→ **To do**: Strip the pictures and reproduce the rest of the listing exactly.

→ **Dataset content**:
----
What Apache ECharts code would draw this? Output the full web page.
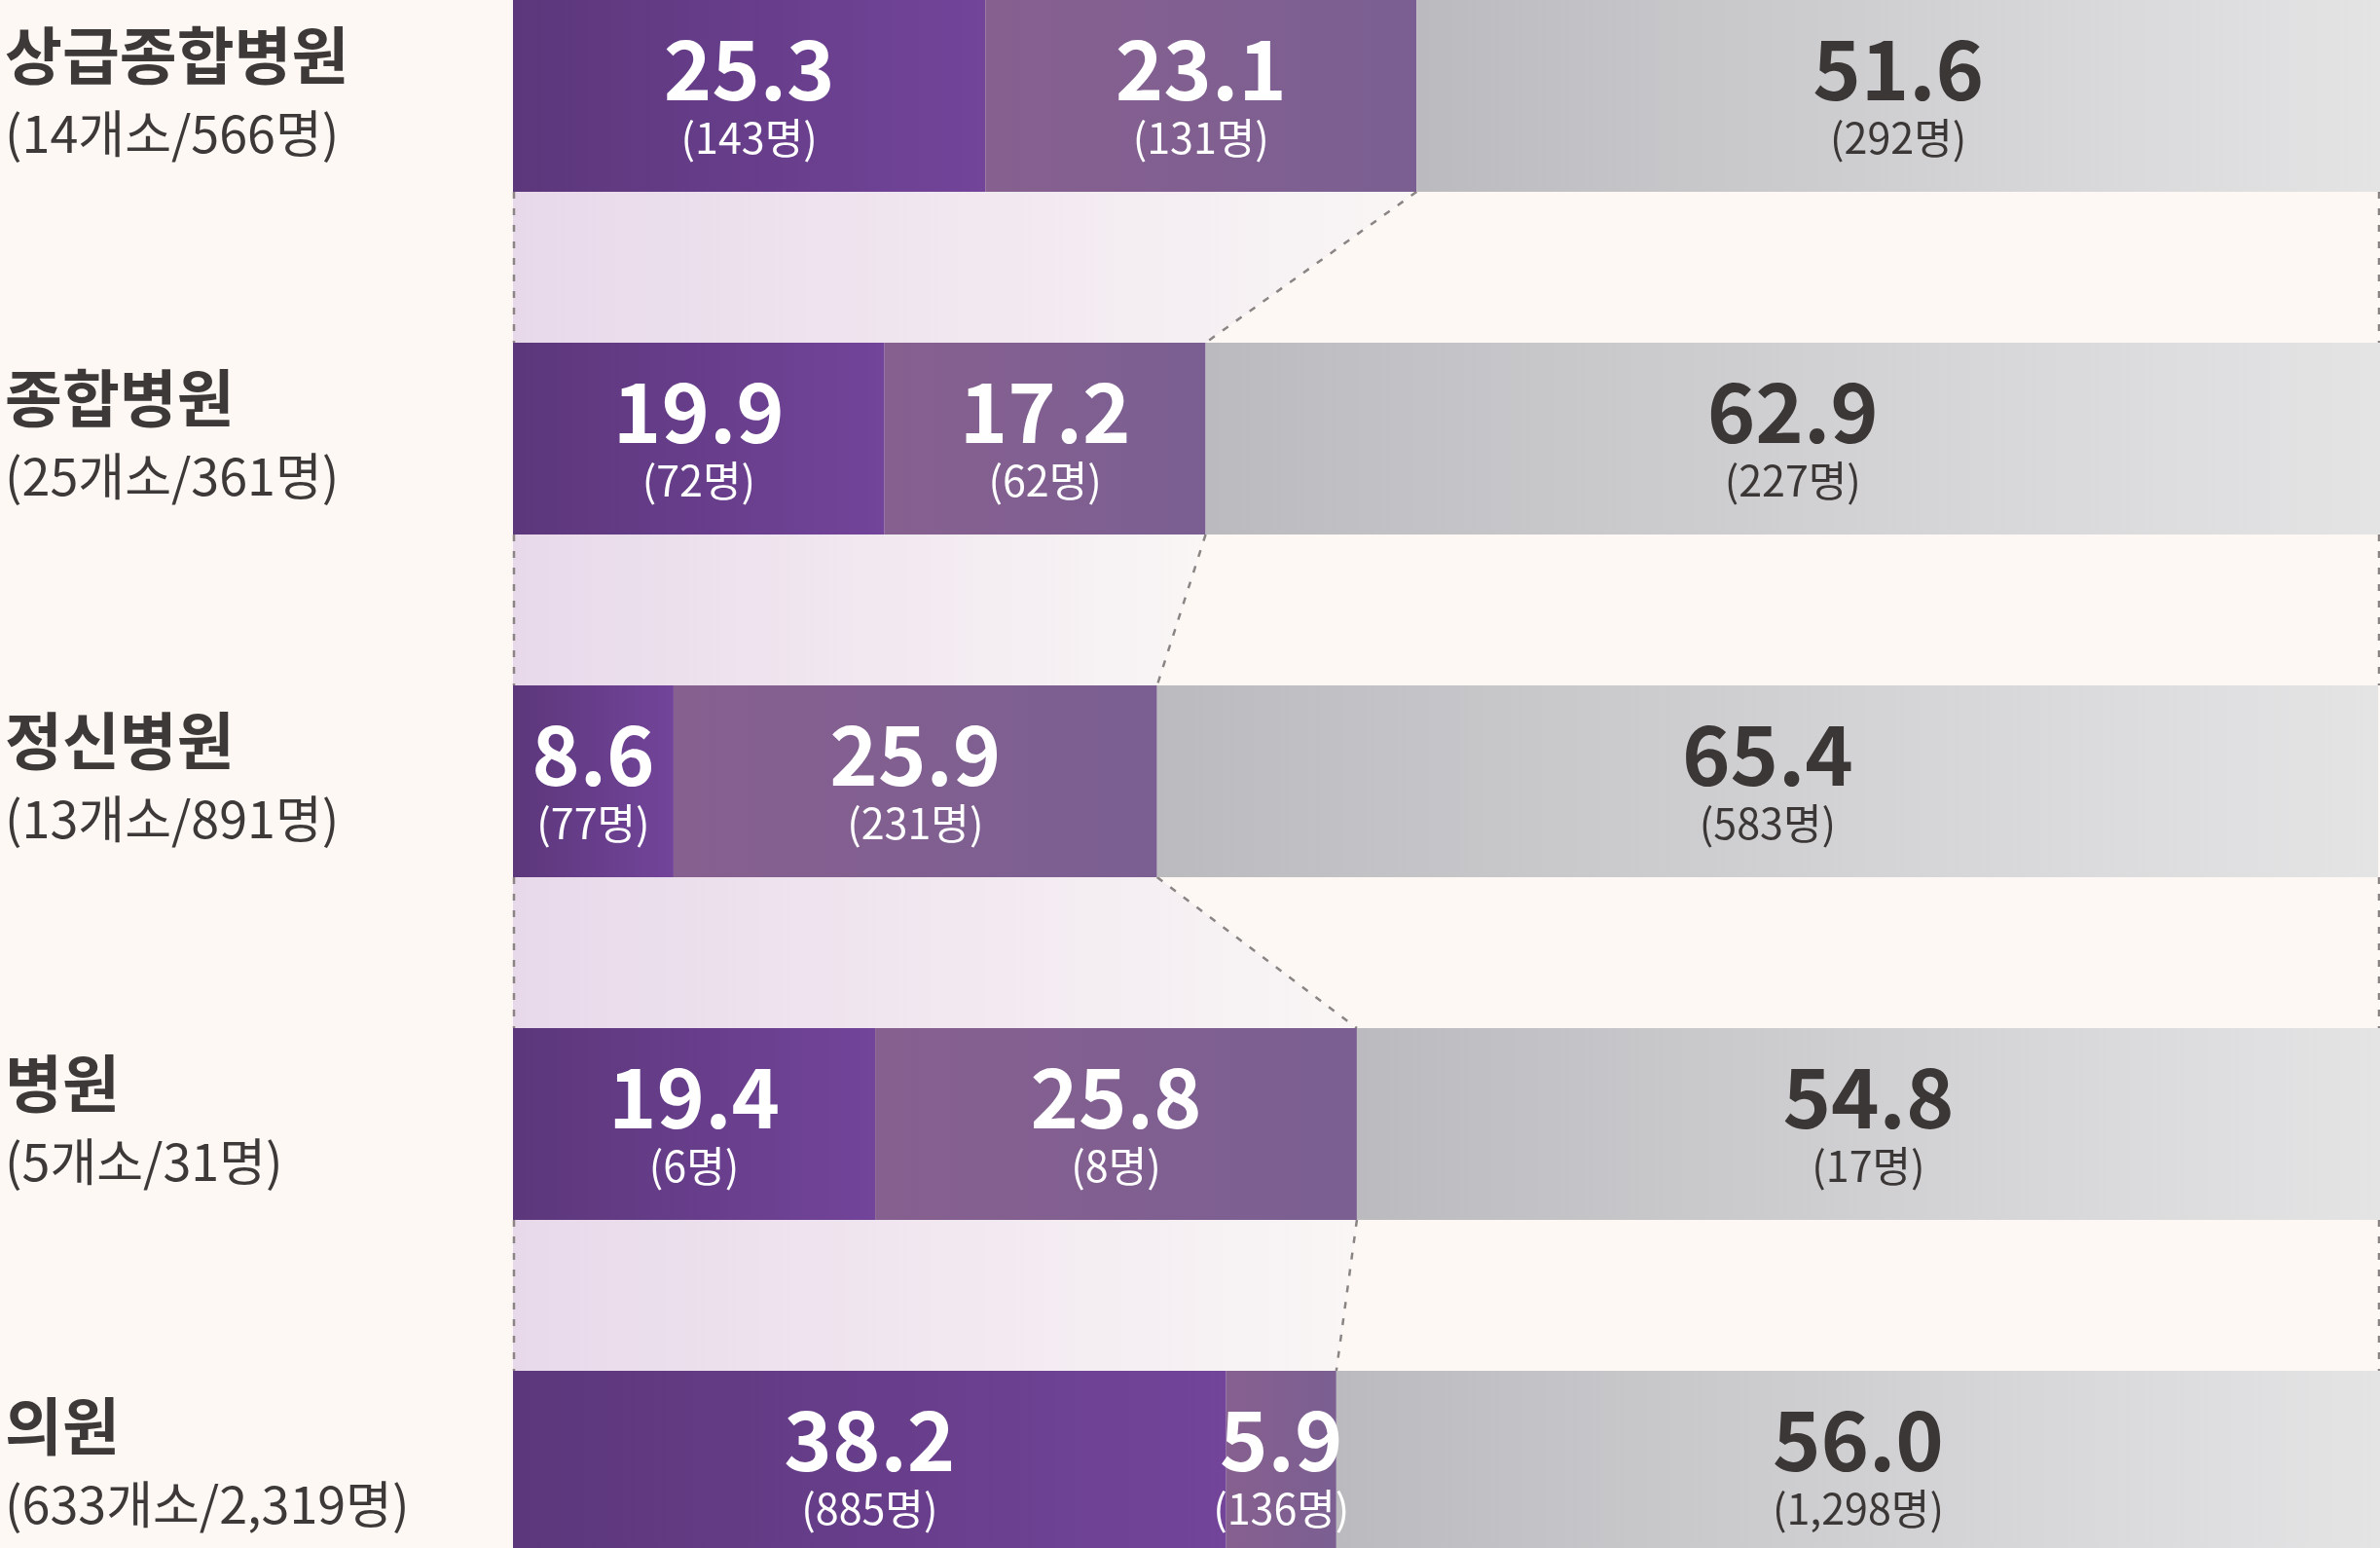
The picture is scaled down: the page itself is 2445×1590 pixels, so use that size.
<!DOCTYPE html>
<html>
<head>
<meta charset="utf-8">
<script src="https://cdn.jsdelivr.net/npm/echarts@6/dist/echarts.min.js"></script>
<style>
  html, body { margin: 0; padding: 0; background: #fdf8f4; }
  #main { width: 2445px; height: 1590px; }
</style>
</head>
<body>
<div id="main"></div>
<script>
"use strict";

// 기관 유형
var categories = ['상급종합병원', '종합병원', '정신병원', '병원', '의원'];
var facilityCount = [14, 25, 13, 5, 633];
var staffTotal = [566, 361, 891, 31, 2319];

// 비율(%)
var pct1 = [25.3, 19.9, 8.6, 19.4, 38.2];
var pct2 = [23.1, 17.2, 25.9, 25.8, 5.9];
var pct3 = [51.6, 62.9, 65.4, 54.8, 56.0];

// 인원(명)
var cnt1 = [143, 72, 77, 6, 885];
var cnt2 = [131, 62, 231, 8, 136];
var cnt3 = [292, 227, 583, 17, 1298];

var FONT = 'Noto Sans CJK KR';
var BAR_W = 197;

function fmt(n) {
    return String(n).replace(/\B(?=(\d{3})+(?!\d))/g, ',');
}

function grad(c1, c2) {
    return new echarts.graphic.LinearGradient(0, 0, 1, 0, [
        {offset: 0, color: c1},
        {offset: 1, color: c2}
    ]);
}

function barLabel(pcts, cnts, color) {
    return {
        show: true,
        position: 'inside',
        offset: [0, 8],
        formatter: function (p) {
            return '{a|' + pcts[p.dataIndex].toFixed(1) + '}\n{b|(' + fmt(cnts[p.dataIndex]) + '명)}';
        },
        rich: {
            a: {fontFamily: FONT, fontWeight: 'bold', fontSize: 84, color: color, lineHeight: 70, align: 'center'},
            b: {fontFamily: FONT, fontSize: 43, color: color, lineHeight: 70, align: 'center'}
        }
    };
}

// 연결 구간 (두 번째 구간 끝 위치)
var joins = [];
for (var i = 0; i < categories.length - 1; i++) {
    joins.push([pct1[i] + pct2[i], pct1[i + 1] + pct2[i + 1], i]);
}

var myChart = echarts.init(document.getElementById('main'));

var option = {
    backgroundColor: '#fdf8f4',
    animation: false,
    grid: {left: 527, right: 0, top: -77.5, bottom: -92.5, outerBoundsMode: 'none', containLabel: false},
    xAxis: {
        type: 'value',
        min: 0,
        max: 100,
        show: false
    },
    yAxis: {
        type: 'category',
        inverse: true,
        data: categories,
        axisLine: {show: false},
        axisTick: {show: false},
        splitLine: {show: false},
        axisLabel: {
            align: 'left',
            margin: 522,
            formatter: function (v, idx) {
                return '{t|' + v + '}\n{s|(' + facilityCount[idx] + '개소/' + fmt(staffTotal[idx]) + '명)}';
            },
            rich: {
                t: {fontFamily: FONT, fontWeight: 'bold', fontSize: 64, color: '#3d3938', lineHeight: 78},
                s: {fontFamily: FONT, fontSize: 52, color: '#3d3938', lineHeight: 84}
            }
        }
    },
    series: [
        {
            type: 'custom',
            silent: true,
            z: 1,
            data: joins,
            renderItem: function (params, api) {
                var idx = api.value(2);
                var c0 = api.coord([0, idx]);
                var c1 = api.coord([0, idx + 1]);
                var yTop = c0[1] + BAR_W / 2;
                var yBot = c1[1] - BAR_W / 2;
                var x0 = c0[0];
                var xa = api.coord([api.value(0), idx])[0];
                var xb = api.coord([api.value(1), idx + 1])[0];
                var xR = api.coord([100, idx])[0] - 1;
                var dash = {stroke: '#8a8584', lineWidth: 2.5, lineDash: [7, 10]};
                return {
                    type: 'group',
                    children: [
                        {
                            type: 'polygon',
                            shape: {points: [[x0, yTop], [xa, yTop], [xb, yBot], [x0, yBot]]},
                            style: {fill: grad('#e8d9ea', '#f9f6f5')}
                        },
                        {type: 'line', shape: {x1: x0 + 1, y1: yTop, x2: x0 + 1, y2: yBot}, style: dash},
                        {type: 'line', shape: {x1: xa, y1: yTop, x2: xb, y2: yBot}, style: dash},
                        {type: 'line', shape: {x1: xR, y1: yTop, x2: xR, y2: yBot}, style: dash}
                    ]
                };
            }
        },
        {
            name: 'a',
            type: 'bar',
            stack: 'all',
            barWidth: BAR_W,
            data: pct1,
            itemStyle: {color: grad('#5c377b', '#72449a')},
            label: barLabel(pct1, cnt1, '#ffffff')
        },
        {
            name: 'b',
            type: 'bar',
            stack: 'all',
            barWidth: BAR_W,
            data: pct2,
            itemStyle: {color: grad('#86608f', '#7b5f92')},
            label: barLabel(pct2, cnt2, '#ffffff')
        },
        {
            name: 'c',
            type: 'bar',
            stack: 'all',
            barWidth: BAR_W,
            data: pct3,
            itemStyle: {color: grad('#bbbabe', '#e5e4e5')},
            label: barLabel(pct3, cnt3, '#3b3736')
        }
    ]
};

myChart.setOption(option);
</script>
</body>
</html>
----
→ **Reply**:
What Apache ECharts code would draw this? Output the full web page.
The picture is scaled down: the page itself is 2445×1590 pixels, so use that size.
<!DOCTYPE html>
<html>
<head>
<meta charset="utf-8">
<script src="https://cdn.jsdelivr.net/npm/echarts@6/dist/echarts.min.js"></script>
<style>
  html, body { margin: 0; padding: 0; background: #fdf8f4; }
  #main { width: 2445px; height: 1590px; }
</style>
</head>
<body>
<div id="main"></div>
<script>
"use strict";

// 기관 유형
var categories = ['상급종합병원', '종합병원', '정신병원', '병원', '의원'];
var facilityCount = [14, 25, 13, 5, 633];
var staffTotal = [566, 361, 891, 31, 2319];

// 비율(%)
var pct1 = [25.3, 19.9, 8.6, 19.4, 38.2];
var pct2 = [23.1, 17.2, 25.9, 25.8, 5.9];
var pct3 = [51.6, 62.9, 65.4, 54.8, 56.0];

// 인원(명)
var cnt1 = [143, 72, 77, 6, 885];
var cnt2 = [131, 62, 231, 8, 136];
var cnt3 = [292, 227, 583, 17, 1298];

var FONT = 'Noto Sans CJK KR';
var BAR_W = 197;

function fmt(n) {
    return String(n).replace(/\B(?=(\d{3})+(?!\d))/g, ',');
}

function grad(c1, c2) {
    return new echarts.graphic.LinearGradient(0, 0, 1, 0, [
        {offset: 0, color: c1},
        {offset: 1, color: c2}
    ]);
}

function barLabel(pcts, cnts, color) {
    return {
        show: true,
        position: 'inside',
        offset: [0, 8],
        formatter: function (p) {
            return '{a|' + pcts[p.dataIndex].toFixed(1) + '}\n{b|(' + fmt(cnts[p.dataIndex]) + '명)}';
        },
        rich: {
            a: {fontFamily: FONT, fontWeight: 'bold', fontSize: 84, color: color, lineHeight: 70, align: 'center'},
            b: {fontFamily: FONT, fontSize: 43, color: color, lineHeight: 70, align: 'center'}
        }
    };
}

// 연결 구간 (두 번째 구간 끝 위치)
var joins = [];
for (var i = 0; i < categories.length - 1; i++) {
    joins.push([pct1[i] + pct2[i], pct1[i + 1] + pct2[i + 1], i]);
}

var myChart = echarts.init(document.getElementById('main'));

var option = {
    backgroundColor: '#fdf8f4',
    animation: false,
    grid: {left: 527, right: 0, top: -77.5, bottom: -92.5, outerBoundsMode: 'none', containLabel: false},
    xAxis: {
        type: 'value',
        min: 0,
        max: 100,
        show: false
    },
    yAxis: {
        type: 'category',
        inverse: true,
        data: categories,
        axisLine: {show: false},
        axisTick: {show: false},
        splitLine: {show: false},
        axisLabel: {
            align: 'left',
            margin: 522,
            formatter: function (v, idx) {
                return '{t|' + v + '}\n{s|(' + facilityCount[idx] + '개소/' + fmt(staffTotal[idx]) + '명)}';
            },
            rich: {
                t: {fontFamily: FONT, fontWeight: 'bold', fontSize: 64, color: '#3d3938', lineHeight: 78},
                s: {fontFamily: FONT, fontSize: 52, color: '#3d3938', lineHeight: 84}
            }
        }
    },
    series: [
        {
            type: 'custom',
            silent: true,
            z: 1,
            data: joins,
            renderItem: function (params, api) {
                var idx = api.value(2);
                var c0 = api.coord([0, idx]);
                var c1 = api.coord([0, idx + 1]);
                var yTop = c0[1] + BAR_W / 2;
                var yBot = c1[1] - BAR_W / 2;
                var x0 = c0[0];
                var xa = api.coord([api.value(0), idx])[0];
                var xb = api.coord([api.value(1), idx + 1])[0];
                var xR = api.coord([100, idx])[0] - 1;
                var dash = {stroke: '#8a8584', lineWidth: 2.5, lineDash: [7, 10]};
                return {
                    type: 'group',
                    children: [
                        {
                            type: 'polygon',
                            shape: {points: [[x0, yTop], [xa, yTop], [xb, yBot], [x0, yBot]]},
                            style: {fill: grad('#e8d9ea', '#f9f6f5')}
                        },
                        {type: 'line', shape: {x1: x0 + 1, y1: yTop, x2: x0 + 1, y2: yBot}, style: dash},
                        {type: 'line', shape: {x1: xa, y1: yTop, x2: xb, y2: yBot}, style: dash},
                        {type: 'line', shape: {x1: xR, y1: yTop, x2: xR, y2: yBot}, style: dash}
                    ]
                };
            }
        },
        {
            name: 'a',
            type: 'bar',
            stack: 'all',
            barWidth: BAR_W,
            data: pct1,
            itemStyle: {color: grad('#5c377b', '#72449a')},
            label: barLabel(pct1, cnt1, '#ffffff')
        },
        {
            name: 'b',
            type: 'bar',
            stack: 'all',
            barWidth: BAR_W,
            data: pct2,
            itemStyle: {color: grad('#86608f', '#7b5f92')},
            label: barLabel(pct2, cnt2, '#ffffff')
        },
        {
            name: 'c',
            type: 'bar',
            stack: 'all',
            barWidth: BAR_W,
            data: pct3,
            itemStyle: {color: grad('#bbbabe', '#e5e4e5')},
            label: barLabel(pct3, cnt3, '#3b3736')
        }
    ]
};

myChart.setOption(option);
</script>
</body>
</html>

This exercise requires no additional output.